Nay indeed, vicvapour! (vicvapour? aye, there's the rub!)
 
No - NOT our idea - it really has happened, but to friends. Currently, they have NO access to the boiler. The inside is bricked up, the outside has an immovable cover through which pipes are running - and the inside of that wall is a jumble gas and water pipes from and to the (now inaccessible) boiler. And the only access being proposed is via an oversized cat-flap!!
No wonder we are worried! So thanks everyone for the opinions and information.

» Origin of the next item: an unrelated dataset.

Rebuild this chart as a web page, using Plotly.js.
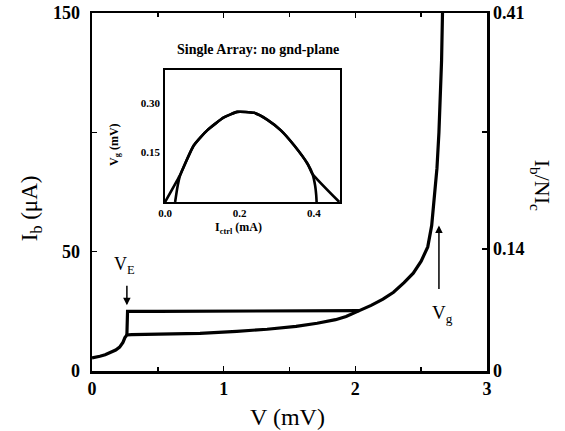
<!DOCTYPE html>
<html>
<head>
<meta charset="utf-8">
<script src="https://cdn.plot.ly/plotly-3.0.1.min.js"></script>
<style>html,body{margin:0;padding:0;background:#fff;}#chart{width:565px;height:431px;}</style>
</head>
<body>
<div id="chart"></div>
<script>
// Main I-V curve: lower (return) branch, V in mV, Ib in uA
const vLower = [0, 0.03, 0.06, 0.10, 0.14, 0.18, 0.21, 0.235, 0.25, 0.265, 0.30, 0.50, 0.82, 1.10, 1.33, 1.55, 1.71, 1.85, 1.93, 2.03, 2.12, 2.21, 2.29, 2.37, 2.44, 2.50, 2.55, 2.58, 2.60, 2.62, 2.635, 2.647, 2.655, 2.662];
const iLower = [5.5, 6.0, 6.2, 6.8, 7.7, 8.8, 10.0, 12.0, 14.0, 15.1, 15.2, 15.4, 15.8, 16.6, 17.5, 18.7, 20.0, 21.5, 22.8, 25.3, 27.5, 30.1, 33.0, 37.0, 41.0, 46.0, 52.0, 61.0, 72.0, 85.0, 100.0, 114.0, 130.0, 150.0];
// Upper (switching) branch
const vUpper = [0.265, 0.27, 0.50, 1.00, 1.50, 2.03];
const iUpper = [15.1, 25.0, 25.0, 25.0, 25.1, 25.3];

// Inset: Vg (mV) vs Ictrl (mA)
const ictrlA = [0, 0.039, 0.077, 0.113, 0.158, 0.194, 0.239, 0.275, 0.311, 0.347, 0.383, 0.396, 0.468];
const vgA    = [0, 0.079, 0.171, 0.217, 0.256, 0.273, 0.270, 0.249, 0.217, 0.171, 0.115, 0.085, 0];
const ictrlB = [0.027, 0.033, 0.040, 0.077, 0.113, 0.158, 0.194, 0.239, 0.275, 0.311, 0.347, 0.383, 0.396, 0.403, 0.406, 0.407];
const vgB    = [0, 0.044, 0.079, 0.171, 0.217, 0.256, 0.273, 0.270, 0.249, 0.217, 0.171, 0.115, 0.085, 0.050, 0.020, 0];

// Tick labels
const xTickVals = [0, 1, 2, 3];
const xTickText = ['0', '1', '2', '3'];
const yTickVals = [0, 50, 100, 150];
const yTickText = ['0', '50', '', '150'];
const y2TickVals = [0, 0.14, 0.274, 0.41];
const y2TickText = ['0', '0.14', '', '0.41'];
const inXTickVals = [0, 0.2, 0.4];
const inXTickText = ['0.0', '0.2', '0.4'];
const inYTickVals = [0.15, 0.30];
const inYTickText = ['0.15', '0.30'];

const serif = 'Liberation Serif, Times New Roman, serif';
const tickFont = {family: serif, size: 18, color: '#000', weight: 'bold'};
const inFont = {family: serif, size: 11, color: '#000', weight: 'bold'};

const lineStyle = {color: '#000', width: 3.2};
const inLine = {color: '#000', width: 2.6};

const traces = [
  {x: vLower, y: iLower, mode: 'lines', line: lineStyle, hoverinfo: 'skip'},
  {x: vUpper, y: iUpper, mode: 'lines', line: lineStyle, hoverinfo: 'skip'},
  {x: [], y: [], yaxis: 'y2', mode: 'lines', hoverinfo: 'skip'},
  {x: ictrlA, y: vgA, xaxis: 'x2', yaxis: 'y3', mode: 'lines', line: Object.assign({shape: 'spline', smoothing: 0.5}, inLine), hoverinfo: 'skip'},
  {x: ictrlB, y: vgB, xaxis: 'x2', yaxis: 'y3', mode: 'lines', line: Object.assign({shape: 'spline', smoothing: 0.5}, inLine), hoverinfo: 'skip'}
];

const layout = {
  width: 565, height: 431,
  margin: {l: 92, r: 78, t: 13, b: 60},
  showlegend: false,
  paper_bgcolor: '#fff', plot_bgcolor: '#fff',
  font: {family: serif, color: '#000'},
  xaxis: {
    range: [0, 3], domain: [0, 1], showline: true, linewidth: 2.5, linecolor: '#000', mirror: 'ticks',
    showgrid: false, zeroline: false, tickmode: 'array', tickvals: xTickVals, ticktext: xTickText,
    ticks: 'inside', ticklen: 5, tickwidth: 1.5, tickcolor: '#000', tickfont: tickFont,
    minor: {dtick: 0.5, ticks: 'inside', ticklen: 4, tickwidth: 1.5, tickcolor: '#000'}
  },
  yaxis: {
    range: [0, 150], domain: [0, 1], showline: true, linewidth: 2.5, linecolor: '#000', mirror: true,
    showgrid: false, zeroline: false, tickmode: 'array', tickvals: yTickVals, ticktext: yTickText,
    ticks: 'inside', ticklen: 5, tickwidth: 1.5, tickcolor: '#000', tickfont: tickFont, ticklabelstandoff: 6
  },
  yaxis2: {
    overlaying: 'y', side: 'right', range: [0, 0.41], showline: true, linewidth: 2.5, linecolor: '#000',
    showgrid: false, zeroline: false, tickmode: 'array', tickvals: y2TickVals, ticktext: y2TickText,
    ticks: 'inside', ticklen: 5, tickwidth: 1.5, tickcolor: '#000', tickfont: tickFont
  },
  xaxis2: {
    domain: [0.185, 0.628], anchor: 'y3', range: [0, 0.47], showline: true, linewidth: 1.8, linecolor: '#000', mirror: true,
    showgrid: false, zeroline: false, tickmode: 'array', tickvals: inXTickVals, ticktext: inXTickText,
    ticks: '', tickfont: inFont
  },
  yaxis3: {
    domain: [0.472, 0.841], anchor: 'x2', range: [0, 0.40], showline: true, linewidth: 1.8, linecolor: '#000', mirror: true,
    showgrid: false, zeroline: false, tickmode: 'array', tickvals: inYTickVals, ticktext: inYTickText,
    ticks: '', tickfont: inFont, ticklabelstandoff: 1
  },
  annotations: [
    {xref: 'paper', yref: 'paper', x: 0.495, y: -0.128, text: 'V (mV)', showarrow: false,
     font: {family: serif, size: 24, color: '#000'}, xanchor: 'center', yanchor: 'middle'},
    {xref: 'paper', yref: 'paper', x: -0.154, y: 0.455, text: 'I<sub>b</sub> (μA)', showarrow: false, textangle: -90,
     font: {family: serif, size: 23, color: '#000'}, xanchor: 'center', yanchor: 'middle'},
    {xref: 'paper', yref: 'paper', x: 1.137, y: 0.52, text: 'I<sub>b</sub>/NI<sub>c</sub>', showarrow: false, textangle: 90,
     font: {family: serif, size: 22, color: '#000'}, xanchor: 'center', yanchor: 'middle'},
    // V_E marker
    {xref: 'x', yref: 'y', x: 0.25, y: 44, text: 'V<sub>E</sub>', showarrow: false,
     font: {family: serif, size: 18, color: '#000'}, xanchor: 'center', yanchor: 'middle'},
    {xref: 'x', yref: 'y', x: 0.265, y: 27.5, ax: 0, ay: -21, text: '', showarrow: true,
     arrowhead: 2, arrowsize: 1, arrowwidth: 1.5, arrowcolor: '#000'},
    // V_g marker
    {xref: 'x', yref: 'y', x: 2.635, y: 61, ax: 0, ay: 65, text: '', showarrow: true,
     arrowhead: 2, arrowsize: 1, arrowwidth: 1.5, arrowcolor: '#000'},
    {xref: 'x', yref: 'y', x: 2.66, y: 24, text: 'V<sub>g</sub>', showarrow: false,
     font: {family: serif, size: 19, color: '#000'}, xanchor: 'center', yanchor: 'middle'},
    // Inset texts
    {xref: 'paper', yref: 'paper', x: 0.421, y: 0.897, text: 'Single Array: no gnd-plane', showarrow: false,
     font: {family: serif, size: 14, color: '#000', weight: 'bold'}, xanchor: 'center', yanchor: 'middle'},
    {xref: 'paper', yref: 'paper', x: 0.37, y: 0.399, text: 'I<sub>ctrl</sub> (mA)', showarrow: false,
     font: {family: serif, size: 12, color: '#000', weight: 'bold'}, xanchor: 'center', yanchor: 'middle'},
    {xref: 'paper', yref: 'paper', x: 0.058, y: 0.634, text: 'V<sub>g</sub> (mV)', showarrow: false, textangle: -90,
     font: {family: serif, size: 12, color: '#000', weight: 'bold'}, xanchor: 'center', yanchor: 'middle'}
  ]
};

Plotly.newPlot('chart', traces, layout, {staticPlot: true, displayModeBar: false});
</script>
</body>
</html>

Yes, of course common sense would tell anyone not to do it this way - but common sense seems in very short supply here.
While reluctant to interfere, we are so concerned that we are seeking some definitive advice (or better still, some regs to quote) that will let us go back to our friends with concrete opinion that what they have done will not be condoned by the gas authorities.
 
Unfortunately regulations can not deal with determined stupidity.

After all we moan about the nanny state most of the time.

Best example I can think of at the moment is to park their car in a tight space and them ask them to change a tyre.

Then ask them to place themselves in the position of the next poor fook that has to do any major work to the boiler.
 
Apart from the likelihood that they have invalidated their home insurance, let them get on with it as they see fit. When the boiler inevitably breaks down let them enjoy finding anybody to fix and/or service it. :rolleyes:

Sometimes you've just got to let people find their own way with these matters.
 
Thanks, cantaloup63. My wife and I had just about reached that conclusion ourselves, though it is hard to stand by and see people making such costly (and possibly dangerous) mistakes.